Id. at 118. I cannot fairly distinguish these circumstances from those in the case at hand. In my view, the many claimants who relied on the tolling of the statute of limitations (despite the suit contesting the statute’s validity) are in no different position than the many candidates who relied on the repeal of the campaign contribution limits.1
Finally, it seems to me that the majority’s remedy for determining whether retroactive application would work an injustice is itself unworkable. To assign this problem to the Ethics Commission for a case-by-case analysis of the injustice to each candidate will present a monumental task that likely is well beyond the re-
*157sources of the Commission. As I understand the majority ruling, the Ethics Commission is now charged with investigating and prosecuting claims for refunds against scores of candidates who collected over-limit contributions and then determining whether an injustice would result by requiring refunds of the contributions. I see no practical way to accommodate that procedure during the current election cycle, especially considering the many appeals to the court system that are sure to follow. In addition, it will be a further injustice to the candidates themselves who will have to go to the additional time, expense, and trouble to defend themselves, and to do so in many instances where there is no other candidate against whom to weigh the so-called relative injustices. The better course was taken in Cardinal Glennon and in Sumners, the very two cases cited by the majority in support of its position that there must be an evaluation of the injustice to non-parties caused by the retrospective operation of a decision. In both of those cases, this Court applied the holdings prospectively to all persons potentially affected, Cardinal Glennon, 583 S.W.2d at 118; Sumners v. Sumners, 701 S.W.2d 720, 722-25 (Mo. banc 1985), and there was no effort to determine who had notice of the pending suit and who did not, nor to conduct a case-by-case analysis with independent fact finders to evaluate the relative injustices. The same approach should be made here. See also In re Extension of Boundaries of Glaize Creek Sewer Dist. of Jefferson County, 574 S.W.2d 357, 364-65 (Mo. banc 1978) (giving prospective application to all persons and entities potentially affected by decision invalidating statute pertaining to annexation of sewer districts because of injustice to those who relied on the statute); Abernathy v. Sisters of St. Mary’s, 446 S.W.2d 599, 606 (Mo.1969) (giving prospective application to all persons potentially affected by decision eliminating doctrine of charitable immunity because of injustice to those who relied on prior decisions).
For these reasons, I would hold that the decision invalidating the repeal of the campaign contribution limits should be applied prospectively from the date of the decision — July 19, 2007.
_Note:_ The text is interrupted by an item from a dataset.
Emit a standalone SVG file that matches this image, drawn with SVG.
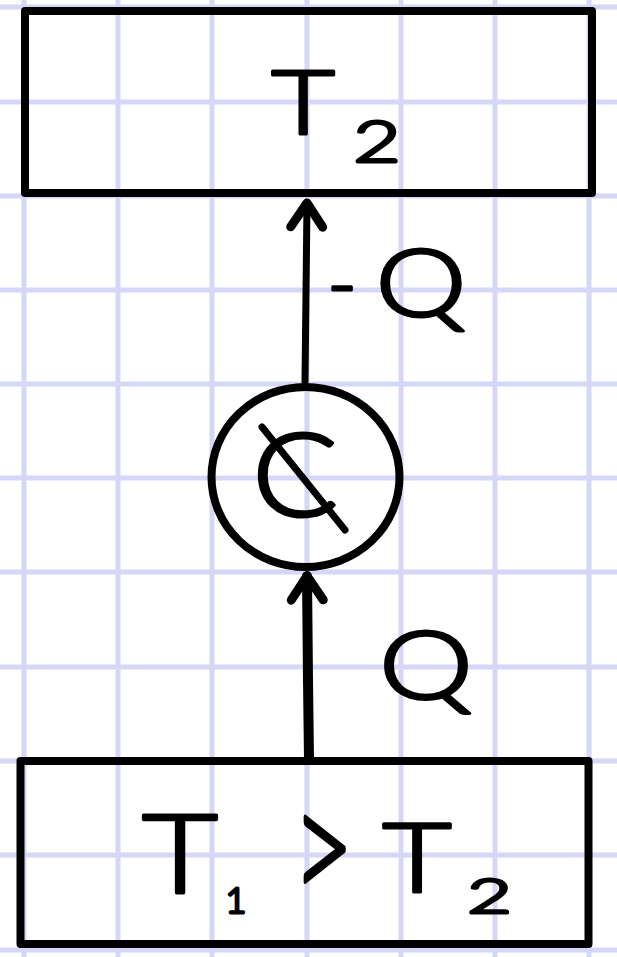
<svg xmlns="http://www.w3.org/2000/svg" width="617" height="957" viewBox="0 0 617 957">
  <style>
    .grid line { stroke: #d6d7f6; stroke-width: 5; }
    .frame { fill: none; stroke: #000; stroke-width: 8; stroke-linejoin: round; }
    .hw { font-family: "Lato", "Liberation Sans", Arial, sans-serif; font-weight: 300; fill: #000; stroke: #000; stroke-width: 3; stroke-linejoin: round; text-anchor: middle; }
    .conn { fill: none; stroke: #000; stroke-linecap: round; stroke-linejoin: round; }
  </style>
  <defs>
    <marker id="arrow" markerUnits="userSpaceOnUse" viewBox="-40 -30 60 60" markerWidth="60" markerHeight="60" refX="0" refY="0" orient="auto" overflow="visible">
      <path d="M-24,-16 L0,0 L-24,16" fill="none" stroke="#000" stroke-width="9" stroke-linecap="round" stroke-linejoin="round"/>
    </marker>
  </defs>
  <rect width="617" height="957" fill="#ffffff"/>
  <g class="grid">
    <line x1="24" y1="0" x2="24" y2="957"/>
    <line x1="118" y1="0" x2="118" y2="957"/>
    <line x1="212" y1="0" x2="212" y2="957"/>
    <line x1="307" y1="0" x2="307" y2="957"/>
    <line x1="401" y1="0" x2="401" y2="957"/>
    <line x1="495" y1="0" x2="495" y2="957"/>
    <line x1="589" y1="0" x2="589" y2="957"/>
    <line x1="0" y1="7" x2="617" y2="7"/>
    <line x1="0" y1="102" x2="617" y2="102"/>
    <line x1="0" y1="196" x2="617" y2="196"/>
    <line x1="0" y1="290" x2="617" y2="290"/>
    <line x1="0" y1="384" x2="617" y2="384"/>
    <line x1="0" y1="478" x2="617" y2="478"/>
    <line x1="0" y1="572" x2="617" y2="572"/>
    <line x1="0" y1="667" x2="617" y2="667"/>
    <line x1="0" y1="761" x2="617" y2="761"/>
    <line x1="0" y1="855" x2="617" y2="855"/>
    <line x1="0" y1="950" x2="617" y2="950"/>
  </g>
  <g id="connectors">
    <path class="conn" d="M305,382 L307,203" stroke-width="7" marker-end="url(#arrow)"/>
    <path class="conn" d="M309,760 L308,680 L307,576" stroke-width="10" marker-end="url(#arrow)"/>
    <g id="label-minus-q">
      <text class="hw" x="342" y="312" font-size="80" stroke-width="3">-</text>
      <text class="hw" font-size="92" stroke-width="4.5" transform="translate(421,316) scale(1.25,1)">Q</text>
    </g>
    <g id="label-q">
      <text class="hw" font-size="95" stroke-width="4.5" transform="translate(426,699) scale(1.25,1)">Q</text>
    </g>
  </g>
  <g id="reservoir-cold">
    <rect class="frame" x="25" y="11" width="567" height="182"/>
    <text class="hw" font-size="88" transform="translate(303,134) scale(1.25,1)">T</text>
    <text class="hw" font-size="57" transform="translate(377,162) scale(1.45,1)">2</text>
  </g>
  <g id="machine">
    <ellipse class="frame" cx="305.5" cy="477" rx="94" ry="90"/>
    <text class="hw" font-size="116" transform="translate(295,516) scale(1.1,1)">C</text>
    <line x1="262" y1="427" x2="345" y2="530" stroke="#000" stroke-width="7" stroke-linecap="round"/>
  </g>
  <g id="reservoir-hot">
    <rect class="frame" x="20.5" y="761" width="568" height="183"/>
    <text class="hw" font-size="110" transform="translate(180,893) scale(1.2,1)">T</text>
    <text class="hw" x="236" y="913" font-size="36">1</text>
    <text class="hw" font-size="110" stroke-width="1" transform="translate(323,903) scale(0.95,1.45)">&gt;</text>
    <text class="hw" font-size="96" transform="translate(417,892) scale(1.25,1)">T</text>
    <text class="hw" font-size="48" transform="translate(489.5,913) scale(1.6,1)">2</text>
  </g>
</svg>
. Although the majority discounts this holding because "the harm of retroactive application to all [claimants] was both uniform and readily ascertainable,” it overlooks the fact that there was a corresponding and equally uniform and readily ascertainable harm to the many health care providers whose absolute defense of the statute of limitations was taken away. Ironically, under the majority’s current analysis, the balancing of the uniform and readily ascertainable harms would have required the Cardinal Glennon Court to give retrospective effect to its decision.